++++ AVAILABLE RECORDS
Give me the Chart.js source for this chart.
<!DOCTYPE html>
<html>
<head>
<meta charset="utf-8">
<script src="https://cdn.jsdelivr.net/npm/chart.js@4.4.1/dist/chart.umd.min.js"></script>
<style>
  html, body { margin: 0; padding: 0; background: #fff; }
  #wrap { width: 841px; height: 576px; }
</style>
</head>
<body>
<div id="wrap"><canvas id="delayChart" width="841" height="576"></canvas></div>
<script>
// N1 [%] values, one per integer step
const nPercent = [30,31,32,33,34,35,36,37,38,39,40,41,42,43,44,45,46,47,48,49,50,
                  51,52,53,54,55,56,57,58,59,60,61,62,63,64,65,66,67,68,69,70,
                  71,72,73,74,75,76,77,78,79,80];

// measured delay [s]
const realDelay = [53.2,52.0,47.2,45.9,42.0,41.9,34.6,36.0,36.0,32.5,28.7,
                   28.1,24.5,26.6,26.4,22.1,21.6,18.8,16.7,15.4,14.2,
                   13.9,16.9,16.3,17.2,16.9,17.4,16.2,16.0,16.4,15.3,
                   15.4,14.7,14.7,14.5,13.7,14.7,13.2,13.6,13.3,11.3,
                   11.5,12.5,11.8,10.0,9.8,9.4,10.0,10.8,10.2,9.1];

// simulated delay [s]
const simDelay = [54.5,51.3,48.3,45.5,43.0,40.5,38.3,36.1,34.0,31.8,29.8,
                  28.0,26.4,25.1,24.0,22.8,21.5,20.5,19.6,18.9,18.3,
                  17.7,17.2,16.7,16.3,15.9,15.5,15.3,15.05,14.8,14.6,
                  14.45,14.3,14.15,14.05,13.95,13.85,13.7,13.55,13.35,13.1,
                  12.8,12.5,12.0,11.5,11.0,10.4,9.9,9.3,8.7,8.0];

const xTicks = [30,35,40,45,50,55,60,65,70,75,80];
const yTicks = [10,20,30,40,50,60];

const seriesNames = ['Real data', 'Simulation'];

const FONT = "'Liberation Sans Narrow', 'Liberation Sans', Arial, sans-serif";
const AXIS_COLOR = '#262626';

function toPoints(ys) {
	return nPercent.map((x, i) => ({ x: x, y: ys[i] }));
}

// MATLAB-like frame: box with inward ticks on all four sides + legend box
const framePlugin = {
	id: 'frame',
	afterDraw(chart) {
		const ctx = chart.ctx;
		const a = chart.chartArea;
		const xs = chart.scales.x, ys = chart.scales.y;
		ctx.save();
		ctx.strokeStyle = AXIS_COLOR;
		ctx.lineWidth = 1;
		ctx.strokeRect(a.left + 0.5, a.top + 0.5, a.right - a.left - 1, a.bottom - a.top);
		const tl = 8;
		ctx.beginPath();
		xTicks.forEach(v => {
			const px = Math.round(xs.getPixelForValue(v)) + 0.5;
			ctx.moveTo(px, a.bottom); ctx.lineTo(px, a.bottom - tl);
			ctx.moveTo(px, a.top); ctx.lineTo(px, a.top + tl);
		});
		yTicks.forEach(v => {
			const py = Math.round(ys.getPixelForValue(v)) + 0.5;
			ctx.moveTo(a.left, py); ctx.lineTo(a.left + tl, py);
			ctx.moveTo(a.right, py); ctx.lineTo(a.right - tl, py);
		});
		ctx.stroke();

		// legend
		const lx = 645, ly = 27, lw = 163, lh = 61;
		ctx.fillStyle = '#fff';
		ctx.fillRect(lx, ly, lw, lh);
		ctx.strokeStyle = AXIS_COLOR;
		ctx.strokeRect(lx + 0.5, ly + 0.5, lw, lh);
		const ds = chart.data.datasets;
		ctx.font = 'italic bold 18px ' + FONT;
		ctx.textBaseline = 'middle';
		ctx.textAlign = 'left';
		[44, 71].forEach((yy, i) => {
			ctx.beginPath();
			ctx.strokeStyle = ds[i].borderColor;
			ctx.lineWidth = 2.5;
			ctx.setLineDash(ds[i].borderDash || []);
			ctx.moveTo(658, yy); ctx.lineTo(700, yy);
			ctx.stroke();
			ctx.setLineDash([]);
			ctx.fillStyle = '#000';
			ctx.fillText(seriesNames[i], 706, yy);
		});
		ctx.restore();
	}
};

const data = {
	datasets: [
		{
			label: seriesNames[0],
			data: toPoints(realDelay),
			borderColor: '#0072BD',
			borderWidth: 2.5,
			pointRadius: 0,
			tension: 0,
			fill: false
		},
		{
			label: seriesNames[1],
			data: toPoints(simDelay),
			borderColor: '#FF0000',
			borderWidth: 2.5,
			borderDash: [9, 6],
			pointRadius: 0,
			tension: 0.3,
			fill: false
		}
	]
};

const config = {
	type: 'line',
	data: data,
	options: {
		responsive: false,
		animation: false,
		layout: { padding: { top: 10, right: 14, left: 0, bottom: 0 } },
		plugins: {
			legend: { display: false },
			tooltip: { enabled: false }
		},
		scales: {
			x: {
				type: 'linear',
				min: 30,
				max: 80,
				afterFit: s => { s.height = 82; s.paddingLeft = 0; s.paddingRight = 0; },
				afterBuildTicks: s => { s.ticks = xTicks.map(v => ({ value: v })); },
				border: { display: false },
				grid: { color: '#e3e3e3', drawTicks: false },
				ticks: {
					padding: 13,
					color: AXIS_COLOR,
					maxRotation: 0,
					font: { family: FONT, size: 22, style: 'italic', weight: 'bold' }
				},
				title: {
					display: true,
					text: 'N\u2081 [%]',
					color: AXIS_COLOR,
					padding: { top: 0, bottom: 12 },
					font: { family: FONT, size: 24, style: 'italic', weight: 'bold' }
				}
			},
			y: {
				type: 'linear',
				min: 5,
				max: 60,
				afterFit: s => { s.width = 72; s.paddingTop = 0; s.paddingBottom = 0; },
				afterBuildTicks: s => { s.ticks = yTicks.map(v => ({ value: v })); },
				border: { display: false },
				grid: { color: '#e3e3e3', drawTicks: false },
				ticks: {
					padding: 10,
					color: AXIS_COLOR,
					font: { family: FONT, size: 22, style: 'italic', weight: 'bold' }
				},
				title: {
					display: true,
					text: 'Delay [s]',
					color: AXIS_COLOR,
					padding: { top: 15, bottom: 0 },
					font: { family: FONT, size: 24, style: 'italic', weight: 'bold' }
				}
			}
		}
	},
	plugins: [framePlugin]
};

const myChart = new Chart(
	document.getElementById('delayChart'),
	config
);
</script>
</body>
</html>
++++++++
++++ AVAILABLE RECORDS
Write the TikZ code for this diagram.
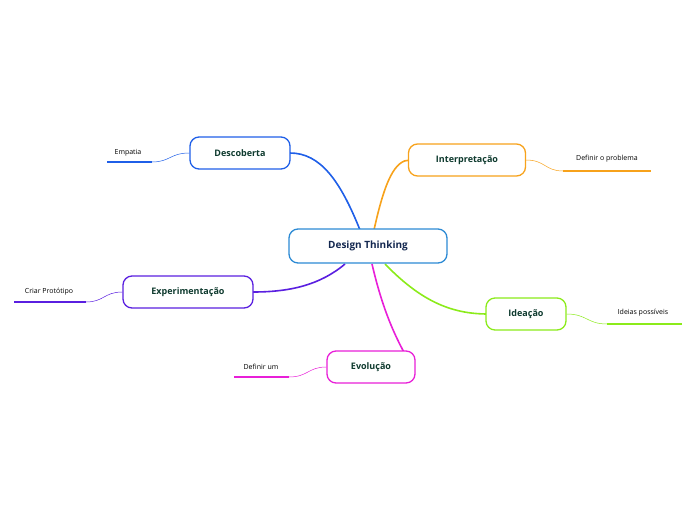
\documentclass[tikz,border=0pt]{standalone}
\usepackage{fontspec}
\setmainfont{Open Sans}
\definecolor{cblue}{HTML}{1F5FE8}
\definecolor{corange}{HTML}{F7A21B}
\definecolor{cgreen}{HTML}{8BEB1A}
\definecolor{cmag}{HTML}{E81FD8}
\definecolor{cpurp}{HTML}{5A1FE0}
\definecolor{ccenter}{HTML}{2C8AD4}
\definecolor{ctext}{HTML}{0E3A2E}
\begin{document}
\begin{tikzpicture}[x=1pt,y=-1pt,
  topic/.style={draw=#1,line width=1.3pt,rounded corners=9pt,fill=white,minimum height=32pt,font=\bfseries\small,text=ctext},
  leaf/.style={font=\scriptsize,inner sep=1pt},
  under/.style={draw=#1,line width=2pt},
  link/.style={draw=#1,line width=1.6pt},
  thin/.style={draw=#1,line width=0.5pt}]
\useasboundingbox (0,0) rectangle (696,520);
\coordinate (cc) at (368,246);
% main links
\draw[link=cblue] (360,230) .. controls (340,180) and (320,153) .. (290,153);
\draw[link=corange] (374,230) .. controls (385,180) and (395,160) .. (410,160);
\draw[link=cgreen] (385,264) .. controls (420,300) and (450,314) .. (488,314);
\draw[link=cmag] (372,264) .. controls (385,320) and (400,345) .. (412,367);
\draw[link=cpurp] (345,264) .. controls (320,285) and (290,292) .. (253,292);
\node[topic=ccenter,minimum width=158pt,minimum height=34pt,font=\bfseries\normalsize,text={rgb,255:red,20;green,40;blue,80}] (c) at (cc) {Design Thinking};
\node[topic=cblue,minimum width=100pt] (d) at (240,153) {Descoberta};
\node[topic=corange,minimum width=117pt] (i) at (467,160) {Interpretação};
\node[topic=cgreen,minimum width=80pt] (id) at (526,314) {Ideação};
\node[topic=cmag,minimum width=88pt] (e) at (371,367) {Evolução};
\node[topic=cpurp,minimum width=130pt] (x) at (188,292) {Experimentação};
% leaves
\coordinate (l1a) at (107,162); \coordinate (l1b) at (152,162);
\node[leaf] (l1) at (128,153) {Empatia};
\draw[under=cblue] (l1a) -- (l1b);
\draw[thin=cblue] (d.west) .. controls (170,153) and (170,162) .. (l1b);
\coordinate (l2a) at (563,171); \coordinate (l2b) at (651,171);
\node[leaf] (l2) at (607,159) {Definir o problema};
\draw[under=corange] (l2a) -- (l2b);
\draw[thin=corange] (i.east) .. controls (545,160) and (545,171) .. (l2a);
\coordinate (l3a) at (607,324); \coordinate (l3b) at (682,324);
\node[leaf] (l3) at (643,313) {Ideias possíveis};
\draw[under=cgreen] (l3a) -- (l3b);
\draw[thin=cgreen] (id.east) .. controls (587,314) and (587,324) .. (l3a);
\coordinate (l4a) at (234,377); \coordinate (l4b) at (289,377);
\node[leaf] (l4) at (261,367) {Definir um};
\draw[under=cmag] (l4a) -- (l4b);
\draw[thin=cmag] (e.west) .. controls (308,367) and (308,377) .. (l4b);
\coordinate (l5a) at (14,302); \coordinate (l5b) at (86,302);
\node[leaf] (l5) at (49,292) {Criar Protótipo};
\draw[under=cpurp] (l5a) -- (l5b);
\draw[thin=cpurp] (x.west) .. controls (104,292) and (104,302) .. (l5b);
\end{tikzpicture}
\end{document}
++++++++
++++ AVAILABLE RECORDS
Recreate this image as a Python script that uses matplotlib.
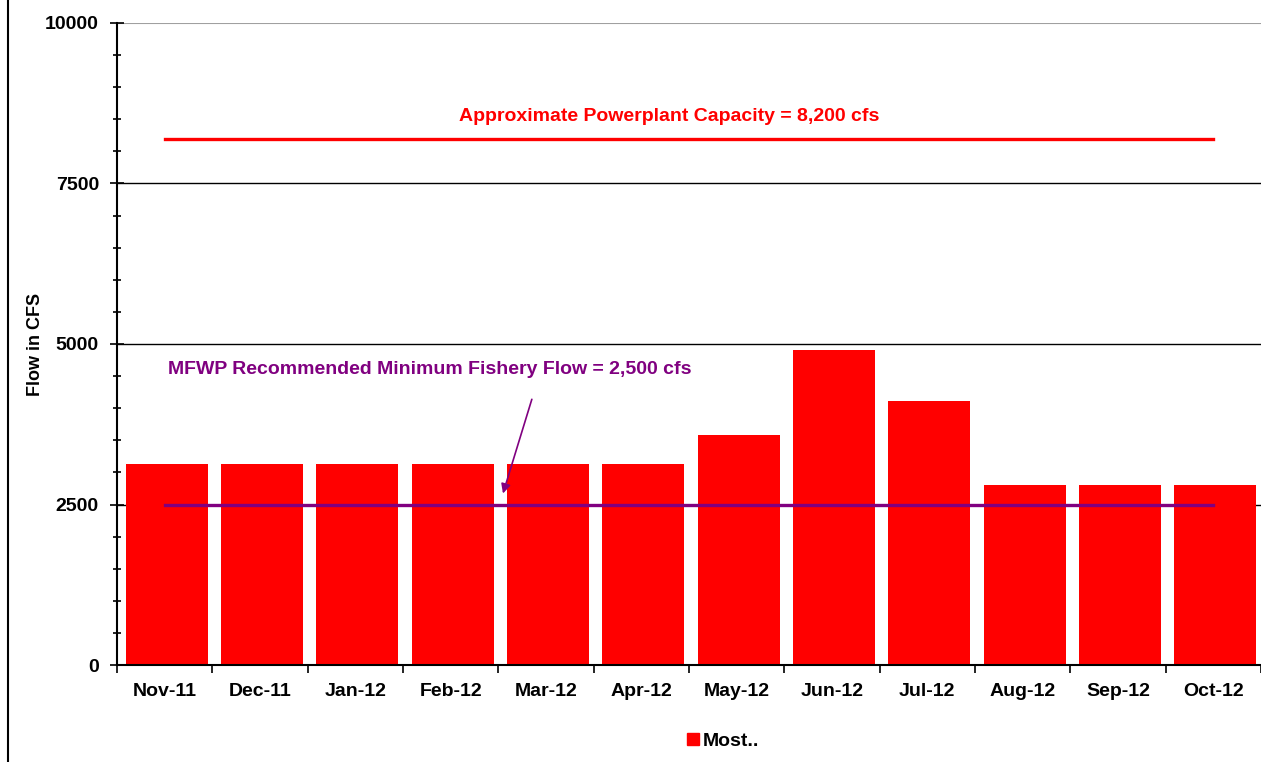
++++++++
> **PROMPT**: Track down every line holding the string "this" and copy it.

> **RESULT**:
Give me the Chart.js source for this chart.
Write the TikZ code for this diagram.
Recreate this image as a Python script that uses matplotlib.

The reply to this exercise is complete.